One night a blonde nun was praying in her room when God appeared before her. “My daughter, you have pleased me greatly. Your heart is full of love for your fellow creatures and your actions and prayers are always for the benefit of others. I have come to you, not only to thank and commend you, but to grant you anything you wish,” said God. “Dear Heavenly Father, I am perfectly happy. I am a bride of Christ. I am doing what I love. I lack for nothing material since the Church supports me. I am content in all ways,” said the nun.
“There must be something you would have of me,” said God.
“Well, there is one thing,” she said.
“Just name it,” said God.
“It’s those blond jokes. They are so demeaning to blondes everywhere, not just to me. I would like for blond jokes to stop.”
“Consider it done,” said God. “Blonde jokes shall be stricken from the minds of humans everywhere. But surely there is something that I could do just for you.”
“There is one thing. But it’s really small, and not worth your time,” said the nun.
“Name it. Please,” said God.
“It’s the M&M’s,” said the nun. “They’re so hard to peel.”
We should all swap problems; everyone knows how to solve the other fellow’s.
A woman went into a hardware store to purchase a bale of peat moss. She gave a personal check in payment and said to the clerk, “I suppose you will want some identification.”

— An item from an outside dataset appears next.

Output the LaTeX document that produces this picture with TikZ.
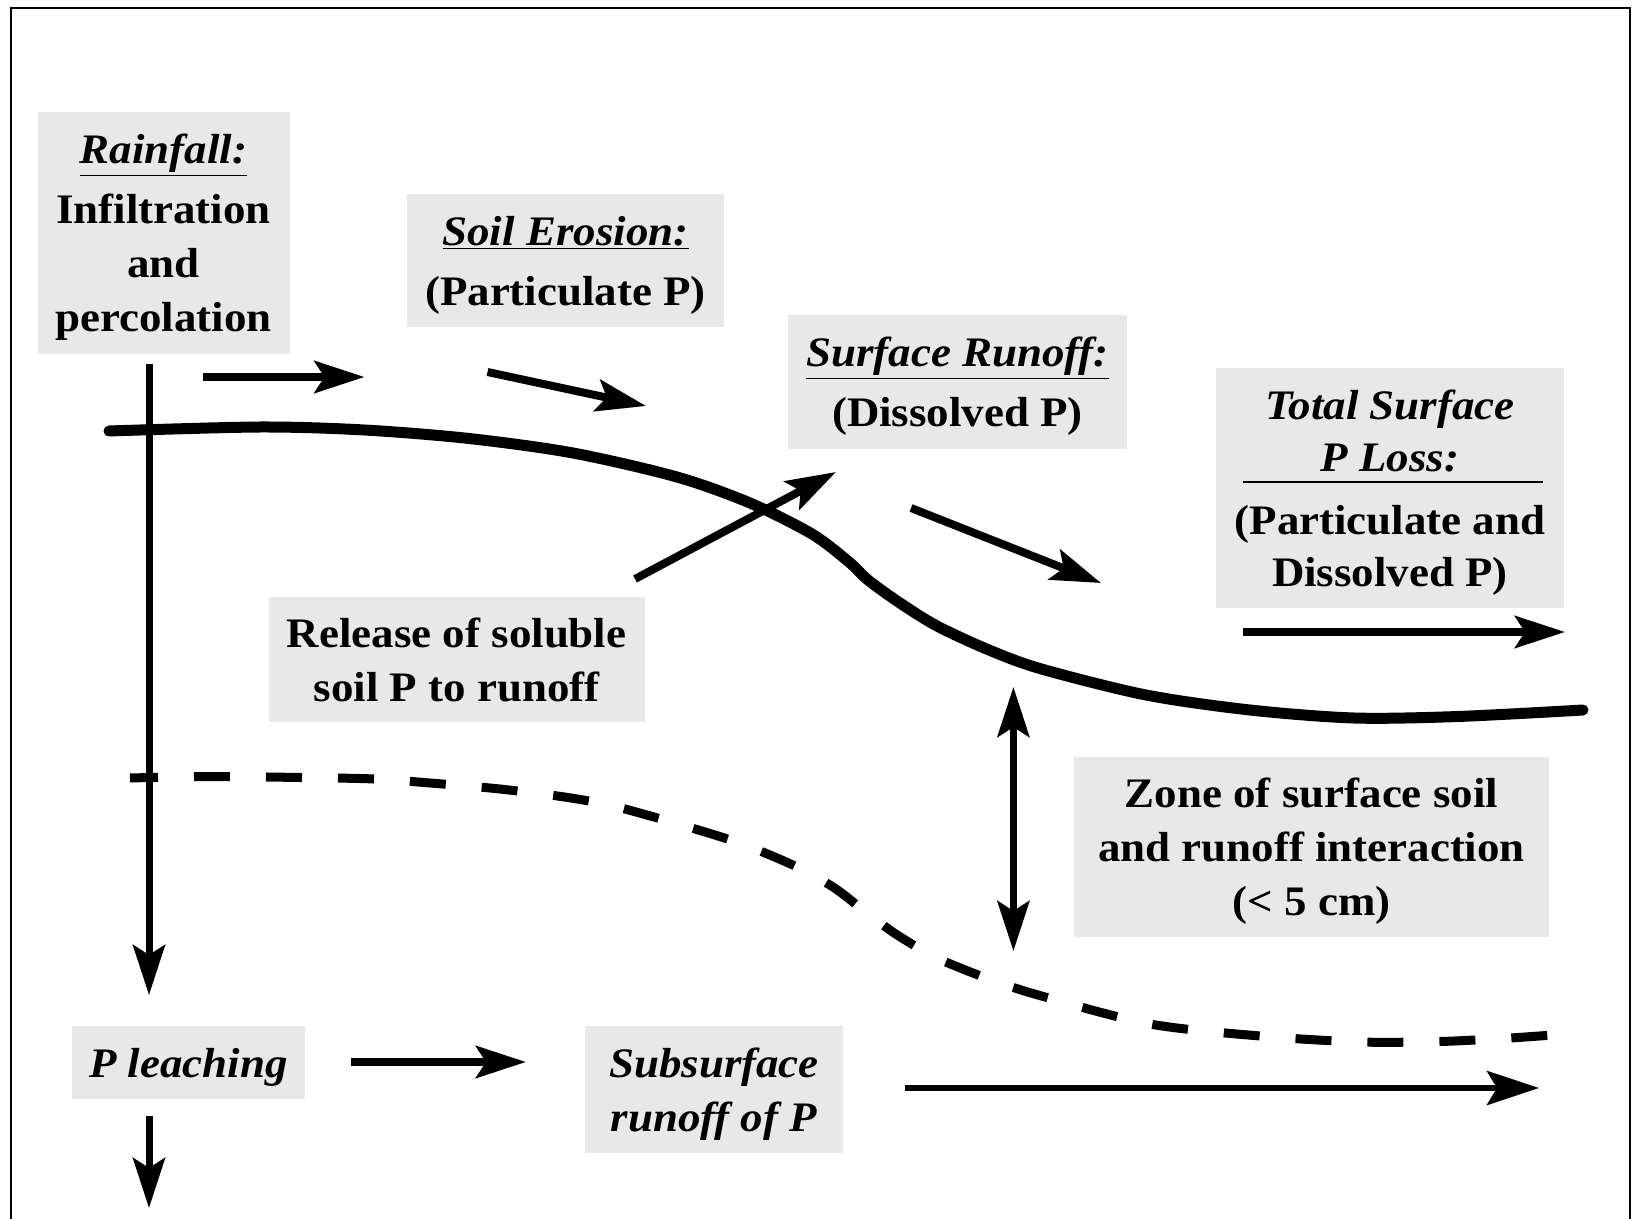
\documentclass[tikz,border=0pt]{standalone}
\usepackage{fontspec}
\setmainfont{Liberation Serif}[FakeStretch=1.07]
\usetikzlibrary{arrows.meta}
\definecolor{boxgray}{RGB}{232,232,232}
\newcommand{\nodp}[1]{\raisebox{0pt}[\height][0pt]{#1}}
\tikzset{
  box/.style={fill=boxgray, inner sep=0pt, align=center,
    font=\fontsize{21}{27}\selectfont\bfseries},
  flow/.style={line width=4pt, -{Stealth[length=25pt,width=16pt,inset=5pt]}},
  thinflow/.style={line width=3pt, -{Stealth[length=26pt,width=17pt,inset=5pt]}},
  surface/.style={line width=5.5pt, line cap=round},
  subsoil/.style={line width=4.5pt, dash pattern=on 18pt off 18pt, dash phase=4pt},
}
\begin{document}
\begin{tikzpicture}[x=0.5pt,y=-0.5pt]
\useasboundingbox (0,0) rectangle (1633,1219);
\fill[white] (0,0) rectangle (1633,1219);
\draw[line width=1.4pt] (11,1219) -- (11,8) -- (1630,8) -- (1630,1219);

% boxes
\node[box, minimum width=126pt, minimum height=120.75pt] (rain) at (163.5,233)
  {\underline{\textit{Rainfall:}}\\[3pt]Infiltration\\and\\\nodp{percolation}};
\node[box, minimum width=158.5pt, minimum height=66.5pt] (soil) at (565.5,260.5)
  {\underline{\textit{Soil Erosion:}}\\[3pt]\nodp{(Particulate P)}};
\node[box, minimum width=169.5pt, minimum height=66.75pt] (surf) at (957.5,382)
  {\underline{\textit{Surface Runoff:}}\\[3pt]\nodp{(Dissolved P)}};
\node[box, minimum width=173.75pt, minimum height=120.2pt,
      font=\fontsize{21}{26}\selectfont\bfseries] (total) at (1390,488)
  {\textit{Total Surface}\\\textit{P Loss:}\\[5.25pt](Particulate and\\\nodp{Dissolved P)}};
\node[box, minimum width=188pt, minimum height=62.5pt] (rel) at (456.7,659.5)
  {Release of soluble\\\nodp{soil P to runoff}};
\node[box, minimum width=237.5pt, minimum height=90pt] (zone) at (1311.5,847)
  {Zone of surface soil\\and runoff interaction\\\nodp{(< 5 cm)}};
\node[box, minimum width=116.5pt, minimum height=36.5pt] (leach) at (188.5,1062.5)
  {\nodp{\textit{P leaching}}};
\node[box, minimum width=128.8pt, minimum height=63.5pt] (subs) at (714,1089.5)
  {\textit{Subsurface}\\\nodp{\textit{runoff of P}}};

% rule inside total box
\coordinate (ruleA) at (1242.5,482);
\coordinate (ruleB) at (1542.5,482);
\draw[line width=1pt] (ruleA) -- (ruleB);

% soil surface (solid) and subsoil boundary (dashed)
\draw[surface] plot[smooth, tension=0.5] coordinates {
  (109,431) (260,427) (364.5,430) (469,438.5) (573,453) (677,477) (750,503)
  (812,534) (849,562) (868,580) (900,603) (937,626) (989,650) (1041.5,669)
  (1146,695) (1250,710) (1354,718) (1458,716.5) (1583,710)};
\draw[subsoil] plot[smooth, tension=0.5] coordinates {
  (130,778) (210,776.5) (300,777.5) (375,779) (430,783) (500,789) (571,798)
  (625,809) (729,839.5) (791.5,864.4) (833,887) (864.5,911) (895.7,934)
  (937,958) (989,979) (1041.5,996) (1150,1024) (1260,1036) (1360,1042)
  (1440,1041.5) (1510,1038) (1566,1034)};

% connector end points
\coordinate (rainS) at (149,364.5);
\coordinate (rainE) at (149,995);
\coordinate (a1s) at (203,377);    \coordinate (a1e) at (364.5,377);
\coordinate (a2s) at (487.5,372);  \coordinate (a2e) at (646,406);
\coordinate (a3s) at (635,579);    \coordinate (a3e) at (836,472);
\coordinate (a4s) at (911,508);    \coordinate (a4e) at (1101,583);
\coordinate (a5s) at (1242.5,632); \coordinate (a5e) at (1565,632);
\coordinate (z1) at (1013.4,687);  \coordinate (z2) at (1013.4,951);
\coordinate (a6s) at (351,1062);   \coordinate (a6e) at (526,1062);
\coordinate (a7s) at (149,1115.5); \coordinate (a7e) at (149,1208);
\coordinate (a8s) at (905,1088);   \coordinate (a8e) at (1539,1088);

\draw[flow, line width=3.5pt] (rainS) -- (rainE);
\draw[flow] (a1s) -- (a1e);
\draw[flow] (a2s) -- (a2e);
\draw[flow] (a3s) -- (a3e);
\draw[flow] (a4s) -- (a4e);
\draw[flow] (a5s) -- (a5e);
\draw[flow, line width=3.5pt, {Stealth[length=25pt,width=16pt,inset=5pt]}-{Stealth[length=25pt,width=16pt,inset=5pt]}] (z1) -- (z2);
\draw[flow] (a6s) -- (a6e);
\draw[flow, line width=3.5pt] (a7s) -- (a7e);
\draw[thinflow] (a8s) -- (a8e);
\end{tikzpicture}
\end{document}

He replied, without hesitation, “No ma’am, that won’t be necessary.”
“How come?” asked the woman.
“Crooks don’t buy peat moss.” answered the clerk.
I personally don’t mind growing old, but my body’s taking it badly.
Approaching the counter at a local post office, I said to the stern-faced woman on the other side, “Are you the Postmistress?”
“No!” she replied testily, “I’m the Postmaster – Uncle Sam doesn’t pay me enough to be anyone’s mistress.”
“We can go through our whole lives worrying about our future happiness, and totally miss where true peace lives- right here, right now.”
Management is not responsible for duplicates from previous dailies. The editor is somewhat senile.